Together with the London startup Goodwright, we developed a web server iMaps for streamlined analysis of CLIP data, which is freely available for general use. Read more about it here

iMaps can be used to analyse unpublished data in a secure manner, and to share your data publicly upon publication. Read more about its documentation. It is based on the open access Nextflow pipelines co-developed by the Nick Luscombe team. As it becomes populated with increasing amounts of public data, it will increasingly also serve as a database of well-curated raw and processed data.

Recently published methods

iiCLIPAn improved iCLIP protocol that is technically convenient and efficient, enables quality control via non-radioactive analysis of protein-RNA complexes, and produces data of high specificity.

Ribocutter: A streamlined Cas9-based protocol for removing abundant rRNA/ncRNA contaminants from Ribo-seq, CLIP or other RNA-seq libraries and a software tool for designing ready-to-order sgRNA templates.

CLIP data analysis pipeline: nf-core/clipseq - a robust Nextflow pipeline for quality control and analysis of CLIP sequencing data.

UltraplexSoftware for user friendly, streamlined and robust demultiplexing of complex sequencing libraries, such as those produced by various CLIP and ribosome profiling protocols.

clipplotr: A command-line tool for visual comparative and integrative analyses with normalisation and smoothing options for data to be shown alongside reference annotation tracks and functional genomic data.

PEKA: Positionally-enriched k-mer analysis, a computational tool for analysis of enriched motifs from CLIP datasets, which minimises the impact of technical and regional genomic biases by internal data normalisation.
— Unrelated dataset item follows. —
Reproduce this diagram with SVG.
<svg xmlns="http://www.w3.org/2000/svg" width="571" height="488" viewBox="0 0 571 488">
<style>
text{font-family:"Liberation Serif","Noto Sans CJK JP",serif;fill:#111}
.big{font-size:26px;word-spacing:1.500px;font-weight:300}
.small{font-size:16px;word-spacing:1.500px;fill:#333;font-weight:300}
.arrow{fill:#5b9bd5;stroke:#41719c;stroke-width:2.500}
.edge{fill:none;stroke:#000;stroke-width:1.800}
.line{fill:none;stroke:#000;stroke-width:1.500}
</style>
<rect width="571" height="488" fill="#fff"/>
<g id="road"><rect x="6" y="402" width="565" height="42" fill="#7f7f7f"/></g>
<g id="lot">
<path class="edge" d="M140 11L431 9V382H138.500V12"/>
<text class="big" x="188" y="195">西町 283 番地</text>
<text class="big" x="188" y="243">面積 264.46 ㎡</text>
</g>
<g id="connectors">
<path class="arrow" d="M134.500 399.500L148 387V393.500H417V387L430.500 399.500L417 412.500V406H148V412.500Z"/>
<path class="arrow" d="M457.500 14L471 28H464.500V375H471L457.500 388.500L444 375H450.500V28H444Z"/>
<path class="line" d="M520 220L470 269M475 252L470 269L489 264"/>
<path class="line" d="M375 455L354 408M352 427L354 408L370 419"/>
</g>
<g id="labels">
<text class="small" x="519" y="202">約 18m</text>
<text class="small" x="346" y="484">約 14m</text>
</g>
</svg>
Tosca: a Nextflow computational pipeline for the processing, analysis and visualisation of proximity ligation sequencing data.

13C-dynamods: A 13C labeling approach to quantify the turnover of base modifications in newly transcribed RNA, which enables studies of the origin of modified RNAs and its dynamics under nonstationary conditions.

SPACE: Silica Particle Assisted Chromatin Enrichment to isolate global and regional chromatin components with high specificity and sensitivity, and SPACEmap to identify the chromatin-contact regions in proteins.

We moved south of the River Thames

On 1/4/22, the team moved from the Crick institute to KCL, where Jernej took the position of UK DRI Centre Director at King's. The London lab is now based at the King's Denmark Hill campus (within the Maurice Wohl institute), while a satellite lab of 3 people remains at the Francis Crick institute till end of 2024, which is required to complete the Wellcome Trust project.